Repeat all of the material exactly as given.
──────── Given data ────────
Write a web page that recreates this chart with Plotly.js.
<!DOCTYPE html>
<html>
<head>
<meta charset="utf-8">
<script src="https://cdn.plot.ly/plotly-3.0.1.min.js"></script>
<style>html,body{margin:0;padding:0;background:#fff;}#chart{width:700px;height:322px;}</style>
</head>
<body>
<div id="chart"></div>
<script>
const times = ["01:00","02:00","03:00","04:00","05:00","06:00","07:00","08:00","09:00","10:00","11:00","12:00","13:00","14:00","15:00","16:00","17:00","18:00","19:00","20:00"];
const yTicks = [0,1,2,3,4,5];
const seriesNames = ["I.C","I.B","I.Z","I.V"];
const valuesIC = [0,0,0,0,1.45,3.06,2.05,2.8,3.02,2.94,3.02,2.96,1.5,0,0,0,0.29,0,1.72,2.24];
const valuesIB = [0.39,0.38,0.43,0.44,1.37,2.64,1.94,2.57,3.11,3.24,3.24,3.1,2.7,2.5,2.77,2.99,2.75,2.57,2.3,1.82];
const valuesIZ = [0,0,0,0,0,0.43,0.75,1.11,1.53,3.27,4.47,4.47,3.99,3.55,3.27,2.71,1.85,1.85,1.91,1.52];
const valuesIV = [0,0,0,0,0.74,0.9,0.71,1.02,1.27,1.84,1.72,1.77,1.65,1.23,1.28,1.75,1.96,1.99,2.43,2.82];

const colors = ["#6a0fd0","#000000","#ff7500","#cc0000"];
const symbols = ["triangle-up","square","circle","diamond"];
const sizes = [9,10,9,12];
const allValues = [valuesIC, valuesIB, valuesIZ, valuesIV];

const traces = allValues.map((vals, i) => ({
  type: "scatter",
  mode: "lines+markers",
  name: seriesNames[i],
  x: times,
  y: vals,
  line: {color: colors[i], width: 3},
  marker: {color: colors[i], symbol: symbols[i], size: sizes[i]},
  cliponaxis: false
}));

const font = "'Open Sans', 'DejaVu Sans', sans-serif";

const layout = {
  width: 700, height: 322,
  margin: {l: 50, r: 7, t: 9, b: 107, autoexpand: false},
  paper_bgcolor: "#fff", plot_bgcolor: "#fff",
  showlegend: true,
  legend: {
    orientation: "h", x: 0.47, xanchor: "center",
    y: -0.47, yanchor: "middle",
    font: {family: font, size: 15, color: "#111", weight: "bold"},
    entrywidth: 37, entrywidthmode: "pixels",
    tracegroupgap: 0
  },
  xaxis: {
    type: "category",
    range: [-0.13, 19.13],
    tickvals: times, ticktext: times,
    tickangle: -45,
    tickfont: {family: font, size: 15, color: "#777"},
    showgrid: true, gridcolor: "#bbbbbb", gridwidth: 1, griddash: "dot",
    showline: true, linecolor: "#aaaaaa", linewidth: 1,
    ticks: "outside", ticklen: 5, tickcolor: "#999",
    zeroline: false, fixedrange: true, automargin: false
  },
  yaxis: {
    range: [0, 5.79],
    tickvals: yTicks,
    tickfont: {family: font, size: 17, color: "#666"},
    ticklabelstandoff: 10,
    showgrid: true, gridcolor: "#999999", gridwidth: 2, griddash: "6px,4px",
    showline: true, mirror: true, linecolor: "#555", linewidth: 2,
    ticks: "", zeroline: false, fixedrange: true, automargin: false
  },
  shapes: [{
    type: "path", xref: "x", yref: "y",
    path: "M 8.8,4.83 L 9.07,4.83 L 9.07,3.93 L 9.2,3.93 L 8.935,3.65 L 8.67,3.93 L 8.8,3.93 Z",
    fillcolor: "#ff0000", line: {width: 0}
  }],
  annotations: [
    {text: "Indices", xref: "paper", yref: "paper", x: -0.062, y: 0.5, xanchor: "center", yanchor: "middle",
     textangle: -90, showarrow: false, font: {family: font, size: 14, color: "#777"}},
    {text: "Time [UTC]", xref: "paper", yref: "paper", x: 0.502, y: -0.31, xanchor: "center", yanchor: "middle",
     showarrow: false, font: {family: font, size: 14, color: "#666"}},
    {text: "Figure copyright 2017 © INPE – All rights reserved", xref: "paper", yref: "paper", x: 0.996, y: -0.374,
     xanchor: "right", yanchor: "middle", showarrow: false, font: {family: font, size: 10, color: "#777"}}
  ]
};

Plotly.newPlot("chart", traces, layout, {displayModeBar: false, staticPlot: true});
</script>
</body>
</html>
────────
**Answer in full**
Write a web page that recreates this chart with Plotly.js.
<!DOCTYPE html>
<html>
<head>
<meta charset="utf-8">
<script src="https://cdn.plot.ly/plotly-3.0.1.min.js"></script>
<style>html,body{margin:0;padding:0;background:#fff;}#chart{width:700px;height:322px;}</style>
</head>
<body>
<div id="chart"></div>
<script>
const times = ["01:00","02:00","03:00","04:00","05:00","06:00","07:00","08:00","09:00","10:00","11:00","12:00","13:00","14:00","15:00","16:00","17:00","18:00","19:00","20:00"];
const yTicks = [0,1,2,3,4,5];
const seriesNames = ["I.C","I.B","I.Z","I.V"];
const valuesIC = [0,0,0,0,1.45,3.06,2.05,2.8,3.02,2.94,3.02,2.96,1.5,0,0,0,0.29,0,1.72,2.24];
const valuesIB = [0.39,0.38,0.43,0.44,1.37,2.64,1.94,2.57,3.11,3.24,3.24,3.1,2.7,2.5,2.77,2.99,2.75,2.57,2.3,1.82];
const valuesIZ = [0,0,0,0,0,0.43,0.75,1.11,1.53,3.27,4.47,4.47,3.99,3.55,3.27,2.71,1.85,1.85,1.91,1.52];
const valuesIV = [0,0,0,0,0.74,0.9,0.71,1.02,1.27,1.84,1.72,1.77,1.65,1.23,1.28,1.75,1.96,1.99,2.43,2.82];

const colors = ["#6a0fd0","#000000","#ff7500","#cc0000"];
const symbols = ["triangle-up","square","circle","diamond"];
const sizes = [9,10,9,12];
const allValues = [valuesIC, valuesIB, valuesIZ, valuesIV];

const traces = allValues.map((vals, i) => ({
  type: "scatter",
  mode: "lines+markers",
  name: seriesNames[i],
  x: times,
  y: vals,
  line: {color: colors[i], width: 3},
  marker: {color: colors[i], symbol: symbols[i], size: sizes[i]},
  cliponaxis: false
}));

const font = "'Open Sans', 'DejaVu Sans', sans-serif";

const layout = {
  width: 700, height: 322,
  margin: {l: 50, r: 7, t: 9, b: 107, autoexpand: false},
  paper_bgcolor: "#fff", plot_bgcolor: "#fff",
  showlegend: true,
  legend: {
    orientation: "h", x: 0.47, xanchor: "center",
    y: -0.47, yanchor: "middle",
    font: {family: font, size: 15, color: "#111", weight: "bold"},
    entrywidth: 37, entrywidthmode: "pixels",
    tracegroupgap: 0
  },
  xaxis: {
    type: "category",
    range: [-0.13, 19.13],
    tickvals: times, ticktext: times,
    tickangle: -45,
    tickfont: {family: font, size: 15, color: "#777"},
    showgrid: true, gridcolor: "#bbbbbb", gridwidth: 1, griddash: "dot",
    showline: true, linecolor: "#aaaaaa", linewidth: 1,
    ticks: "outside", ticklen: 5, tickcolor: "#999",
    zeroline: false, fixedrange: true, automargin: false
  },
  yaxis: {
    range: [0, 5.79],
    tickvals: yTicks,
    tickfont: {family: font, size: 17, color: "#666"},
    ticklabelstandoff: 10,
    showgrid: true, gridcolor: "#999999", gridwidth: 2, griddash: "6px,4px",
    showline: true, mirror: true, linecolor: "#555", linewidth: 2,
    ticks: "", zeroline: false, fixedrange: true, automargin: false
  },
  shapes: [{
    type: "path", xref: "x", yref: "y",
    path: "M 8.8,4.83 L 9.07,4.83 L 9.07,3.93 L 9.2,3.93 L 8.935,3.65 L 8.67,3.93 L 8.8,3.93 Z",
    fillcolor: "#ff0000", line: {width: 0}
  }],
  annotations: [
    {text: "Indices", xref: "paper", yref: "paper", x: -0.062, y: 0.5, xanchor: "center", yanchor: "middle",
     textangle: -90, showarrow: false, font: {family: font, size: 14, color: "#777"}},
    {text: "Time [UTC]", xref: "paper", yref: "paper", x: 0.502, y: -0.31, xanchor: "center", yanchor: "middle",
     showarrow: false, font: {family: font, size: 14, color: "#666"}},
    {text: "Figure copyright 2017 © INPE – All rights reserved", xref: "paper", yref: "paper", x: 0.996, y: -0.374,
     xanchor: "right", yanchor: "middle", showarrow: false, font: {family: font, size: 10, color: "#777"}}
  ]
};

Plotly.newPlot("chart", traces, layout, {displayModeBar: false, staticPlot: true});
</script>
</body>
</html>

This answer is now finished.